* _Material for the task_
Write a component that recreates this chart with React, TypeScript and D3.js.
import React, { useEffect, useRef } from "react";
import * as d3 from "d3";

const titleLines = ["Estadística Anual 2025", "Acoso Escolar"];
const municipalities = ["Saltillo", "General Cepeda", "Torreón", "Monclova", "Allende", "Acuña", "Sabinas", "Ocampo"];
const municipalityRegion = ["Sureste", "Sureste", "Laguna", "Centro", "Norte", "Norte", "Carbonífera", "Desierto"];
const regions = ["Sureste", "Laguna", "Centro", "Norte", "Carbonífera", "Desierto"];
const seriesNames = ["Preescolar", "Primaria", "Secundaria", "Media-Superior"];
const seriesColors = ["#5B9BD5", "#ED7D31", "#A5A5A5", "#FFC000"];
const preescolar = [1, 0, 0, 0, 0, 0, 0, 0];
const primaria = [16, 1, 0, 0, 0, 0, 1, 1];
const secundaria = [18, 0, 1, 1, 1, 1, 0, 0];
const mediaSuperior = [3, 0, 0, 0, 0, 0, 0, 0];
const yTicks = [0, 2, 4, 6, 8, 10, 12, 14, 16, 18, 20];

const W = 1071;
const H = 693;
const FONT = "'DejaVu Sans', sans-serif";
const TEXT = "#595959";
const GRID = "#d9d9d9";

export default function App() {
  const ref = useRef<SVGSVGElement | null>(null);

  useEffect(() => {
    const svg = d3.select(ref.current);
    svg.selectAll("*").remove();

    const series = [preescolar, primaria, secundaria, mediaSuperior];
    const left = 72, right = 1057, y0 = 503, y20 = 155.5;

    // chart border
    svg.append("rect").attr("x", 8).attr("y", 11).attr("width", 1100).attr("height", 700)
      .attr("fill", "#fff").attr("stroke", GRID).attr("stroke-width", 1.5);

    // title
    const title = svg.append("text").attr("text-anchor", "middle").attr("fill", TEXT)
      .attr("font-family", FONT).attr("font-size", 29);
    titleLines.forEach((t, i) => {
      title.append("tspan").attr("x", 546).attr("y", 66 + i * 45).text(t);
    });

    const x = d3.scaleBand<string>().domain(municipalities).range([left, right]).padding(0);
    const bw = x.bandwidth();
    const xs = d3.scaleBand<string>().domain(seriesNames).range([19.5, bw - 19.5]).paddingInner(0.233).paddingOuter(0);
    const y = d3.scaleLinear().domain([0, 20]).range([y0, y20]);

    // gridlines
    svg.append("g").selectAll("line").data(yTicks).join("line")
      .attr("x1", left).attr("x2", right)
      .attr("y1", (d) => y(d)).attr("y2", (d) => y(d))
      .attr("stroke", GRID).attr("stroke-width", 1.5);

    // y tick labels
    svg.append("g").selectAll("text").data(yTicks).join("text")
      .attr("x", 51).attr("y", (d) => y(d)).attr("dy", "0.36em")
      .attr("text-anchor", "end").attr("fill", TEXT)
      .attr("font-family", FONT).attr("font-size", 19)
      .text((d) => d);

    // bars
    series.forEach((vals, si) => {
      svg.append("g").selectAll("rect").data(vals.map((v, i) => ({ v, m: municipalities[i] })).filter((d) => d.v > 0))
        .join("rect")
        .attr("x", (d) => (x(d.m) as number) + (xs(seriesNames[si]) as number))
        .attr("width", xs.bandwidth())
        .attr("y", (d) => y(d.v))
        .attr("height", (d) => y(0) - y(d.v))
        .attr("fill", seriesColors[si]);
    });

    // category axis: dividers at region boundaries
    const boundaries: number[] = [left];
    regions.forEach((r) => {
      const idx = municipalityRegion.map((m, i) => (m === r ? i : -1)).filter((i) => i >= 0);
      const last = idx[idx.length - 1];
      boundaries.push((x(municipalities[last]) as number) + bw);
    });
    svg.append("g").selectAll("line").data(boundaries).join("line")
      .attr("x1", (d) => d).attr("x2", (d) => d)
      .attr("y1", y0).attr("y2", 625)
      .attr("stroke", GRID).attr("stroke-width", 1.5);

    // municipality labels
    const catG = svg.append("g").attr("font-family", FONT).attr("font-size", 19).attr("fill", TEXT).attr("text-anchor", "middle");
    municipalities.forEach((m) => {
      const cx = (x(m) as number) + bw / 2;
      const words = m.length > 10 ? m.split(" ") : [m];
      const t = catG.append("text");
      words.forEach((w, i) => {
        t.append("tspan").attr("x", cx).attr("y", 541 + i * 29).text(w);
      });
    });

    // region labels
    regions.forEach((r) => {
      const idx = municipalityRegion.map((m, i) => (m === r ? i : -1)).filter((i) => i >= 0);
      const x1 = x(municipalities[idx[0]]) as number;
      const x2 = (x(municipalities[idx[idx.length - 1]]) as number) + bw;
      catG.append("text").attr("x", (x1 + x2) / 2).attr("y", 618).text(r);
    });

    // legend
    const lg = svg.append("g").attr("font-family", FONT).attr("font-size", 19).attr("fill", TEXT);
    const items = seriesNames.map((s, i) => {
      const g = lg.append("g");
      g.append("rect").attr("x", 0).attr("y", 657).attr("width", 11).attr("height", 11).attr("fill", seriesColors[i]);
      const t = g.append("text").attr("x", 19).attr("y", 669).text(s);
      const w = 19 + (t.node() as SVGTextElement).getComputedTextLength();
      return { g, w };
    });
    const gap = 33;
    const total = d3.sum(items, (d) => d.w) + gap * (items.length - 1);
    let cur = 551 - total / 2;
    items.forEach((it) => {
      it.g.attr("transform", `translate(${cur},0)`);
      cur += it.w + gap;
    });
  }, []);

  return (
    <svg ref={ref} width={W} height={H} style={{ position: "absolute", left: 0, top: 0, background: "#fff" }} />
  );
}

--

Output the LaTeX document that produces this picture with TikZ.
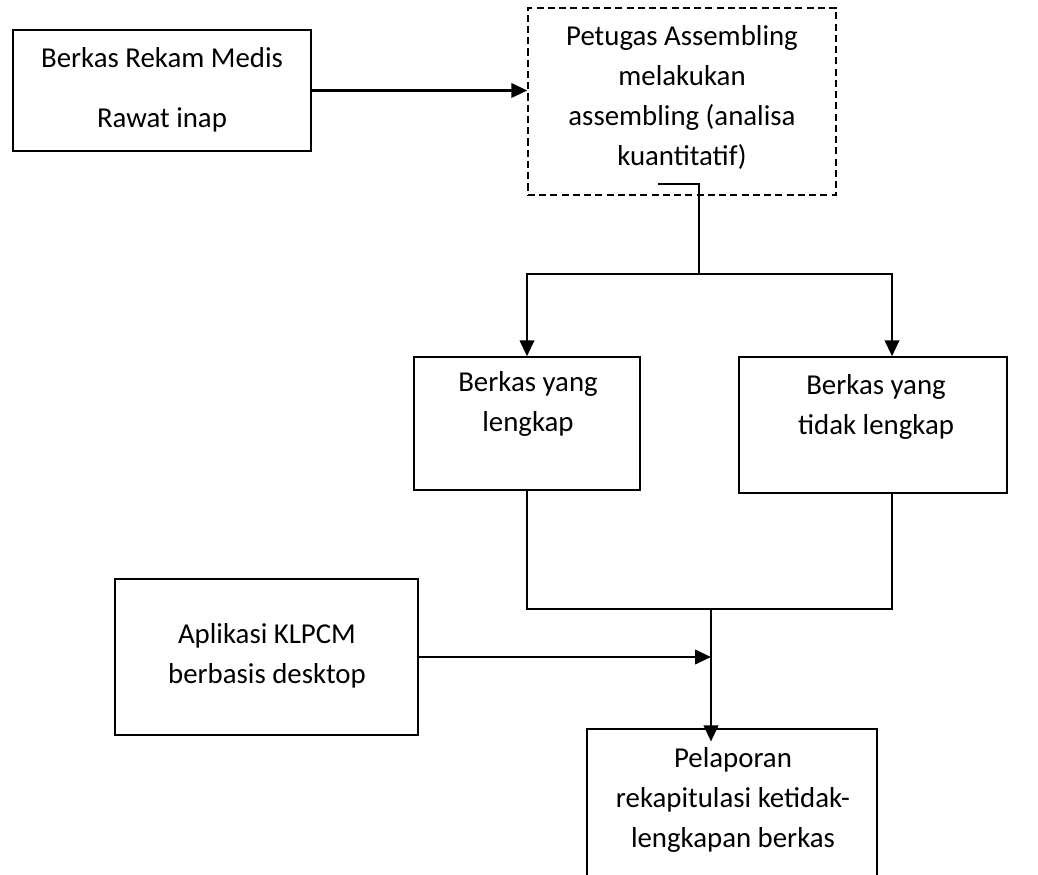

---

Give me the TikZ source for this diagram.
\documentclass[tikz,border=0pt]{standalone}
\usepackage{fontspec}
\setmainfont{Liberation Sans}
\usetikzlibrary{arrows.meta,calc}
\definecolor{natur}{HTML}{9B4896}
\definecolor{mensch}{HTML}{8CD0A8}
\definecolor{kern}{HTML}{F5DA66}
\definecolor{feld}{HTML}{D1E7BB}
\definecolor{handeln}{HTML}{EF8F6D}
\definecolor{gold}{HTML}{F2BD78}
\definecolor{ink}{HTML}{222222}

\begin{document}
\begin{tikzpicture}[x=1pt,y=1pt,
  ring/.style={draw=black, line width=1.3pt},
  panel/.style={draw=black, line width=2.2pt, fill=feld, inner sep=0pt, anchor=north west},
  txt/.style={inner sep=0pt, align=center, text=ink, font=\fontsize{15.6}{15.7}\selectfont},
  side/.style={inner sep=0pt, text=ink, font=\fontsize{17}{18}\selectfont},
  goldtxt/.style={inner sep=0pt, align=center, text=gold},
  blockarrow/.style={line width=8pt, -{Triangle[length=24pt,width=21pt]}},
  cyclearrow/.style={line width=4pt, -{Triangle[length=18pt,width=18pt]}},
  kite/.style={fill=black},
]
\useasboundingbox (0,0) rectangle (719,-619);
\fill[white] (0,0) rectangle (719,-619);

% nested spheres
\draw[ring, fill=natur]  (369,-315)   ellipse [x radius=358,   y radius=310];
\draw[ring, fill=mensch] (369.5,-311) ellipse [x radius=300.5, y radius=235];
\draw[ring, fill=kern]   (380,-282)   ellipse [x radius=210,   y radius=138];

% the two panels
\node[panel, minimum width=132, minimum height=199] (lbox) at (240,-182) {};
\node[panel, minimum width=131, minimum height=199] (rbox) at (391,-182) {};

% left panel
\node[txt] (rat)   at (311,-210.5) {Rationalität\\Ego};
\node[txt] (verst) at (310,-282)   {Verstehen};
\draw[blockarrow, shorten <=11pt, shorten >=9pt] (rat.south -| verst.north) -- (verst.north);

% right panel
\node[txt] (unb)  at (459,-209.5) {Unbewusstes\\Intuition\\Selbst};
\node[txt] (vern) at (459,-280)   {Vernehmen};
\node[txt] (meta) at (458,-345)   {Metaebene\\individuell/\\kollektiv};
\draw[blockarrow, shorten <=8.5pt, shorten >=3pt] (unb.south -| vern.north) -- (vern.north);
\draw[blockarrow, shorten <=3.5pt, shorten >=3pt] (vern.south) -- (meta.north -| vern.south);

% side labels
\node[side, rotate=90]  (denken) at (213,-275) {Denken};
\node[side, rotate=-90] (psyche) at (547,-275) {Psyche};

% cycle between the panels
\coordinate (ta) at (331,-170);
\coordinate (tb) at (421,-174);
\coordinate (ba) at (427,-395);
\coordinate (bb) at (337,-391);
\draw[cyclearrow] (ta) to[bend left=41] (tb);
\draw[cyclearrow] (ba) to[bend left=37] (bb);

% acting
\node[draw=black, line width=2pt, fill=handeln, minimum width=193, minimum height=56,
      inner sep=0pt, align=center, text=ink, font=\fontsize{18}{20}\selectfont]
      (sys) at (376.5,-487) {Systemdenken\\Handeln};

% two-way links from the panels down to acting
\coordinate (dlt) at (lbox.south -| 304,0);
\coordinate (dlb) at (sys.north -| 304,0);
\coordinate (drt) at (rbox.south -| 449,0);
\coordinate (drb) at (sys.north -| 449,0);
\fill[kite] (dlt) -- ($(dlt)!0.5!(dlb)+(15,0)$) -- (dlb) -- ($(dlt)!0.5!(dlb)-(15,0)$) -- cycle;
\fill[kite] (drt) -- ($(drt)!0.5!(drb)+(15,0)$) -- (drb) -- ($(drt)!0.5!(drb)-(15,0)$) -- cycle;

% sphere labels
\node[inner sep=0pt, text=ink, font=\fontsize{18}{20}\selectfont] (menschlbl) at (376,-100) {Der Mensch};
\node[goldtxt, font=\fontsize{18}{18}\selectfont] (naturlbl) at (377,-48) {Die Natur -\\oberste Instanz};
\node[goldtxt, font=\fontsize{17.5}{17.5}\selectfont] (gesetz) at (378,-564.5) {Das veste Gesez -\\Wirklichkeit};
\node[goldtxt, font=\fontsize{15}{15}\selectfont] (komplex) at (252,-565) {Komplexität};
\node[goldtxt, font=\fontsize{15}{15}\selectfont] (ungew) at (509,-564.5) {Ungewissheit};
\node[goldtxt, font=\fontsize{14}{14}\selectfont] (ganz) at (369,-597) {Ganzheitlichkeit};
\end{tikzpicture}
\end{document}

* _Problem requirements_
From the line with "Give me the TikZ source for this diagram." through the line with "verst.north) -- (verst.north);", set down every line exactly and nothing besides.

* _Task output_
Give me the TikZ source for this diagram.
\documentclass[tikz,border=0pt]{standalone}
\usepackage{fontspec}
\setmainfont{Liberation Sans}
\usetikzlibrary{arrows.meta,calc}
\definecolor{natur}{HTML}{9B4896}
\definecolor{mensch}{HTML}{8CD0A8}
\definecolor{kern}{HTML}{F5DA66}
\definecolor{feld}{HTML}{D1E7BB}
\definecolor{handeln}{HTML}{EF8F6D}
\definecolor{gold}{HTML}{F2BD78}
\definecolor{ink}{HTML}{222222}

\begin{document}
\begin{tikzpicture}[x=1pt,y=1pt,
  ring/.style={draw=black, line width=1.3pt},
  panel/.style={draw=black, line width=2.2pt, fill=feld, inner sep=0pt, anchor=north west},
  txt/.style={inner sep=0pt, align=center, text=ink, font=\fontsize{15.6}{15.7}\selectfont},
  side/.style={inner sep=0pt, text=ink, font=\fontsize{17}{18}\selectfont},
  goldtxt/.style={inner sep=0pt, align=center, text=gold},
  blockarrow/.style={line width=8pt, -{Triangle[length=24pt,width=21pt]}},
  cyclearrow/.style={line width=4pt, -{Triangle[length=18pt,width=18pt]}},
  kite/.style={fill=black},
]
\useasboundingbox (0,0) rectangle (719,-619);
\fill[white] (0,0) rectangle (719,-619);

% nested spheres
\draw[ring, fill=natur]  (369,-315)   ellipse [x radius=358,   y radius=310];
\draw[ring, fill=mensch] (369.5,-311) ellipse [x radius=300.5, y radius=235];
\draw[ring, fill=kern]   (380,-282)   ellipse [x radius=210,   y radius=138];

% the two panels
\node[panel, minimum width=132, minimum height=199] (lbox) at (240,-182) {};
\node[panel, minimum width=131, minimum height=199] (rbox) at (391,-182) {};

% left panel
\node[txt] (rat)   at (311,-210.5) {Rationalität\\Ego};
\node[txt] (verst) at (310,-282)   {Verstehen};
\draw[blockarrow, shorten <=11pt, shorten >=9pt] (rat.south -| verst.north) -- (verst.north);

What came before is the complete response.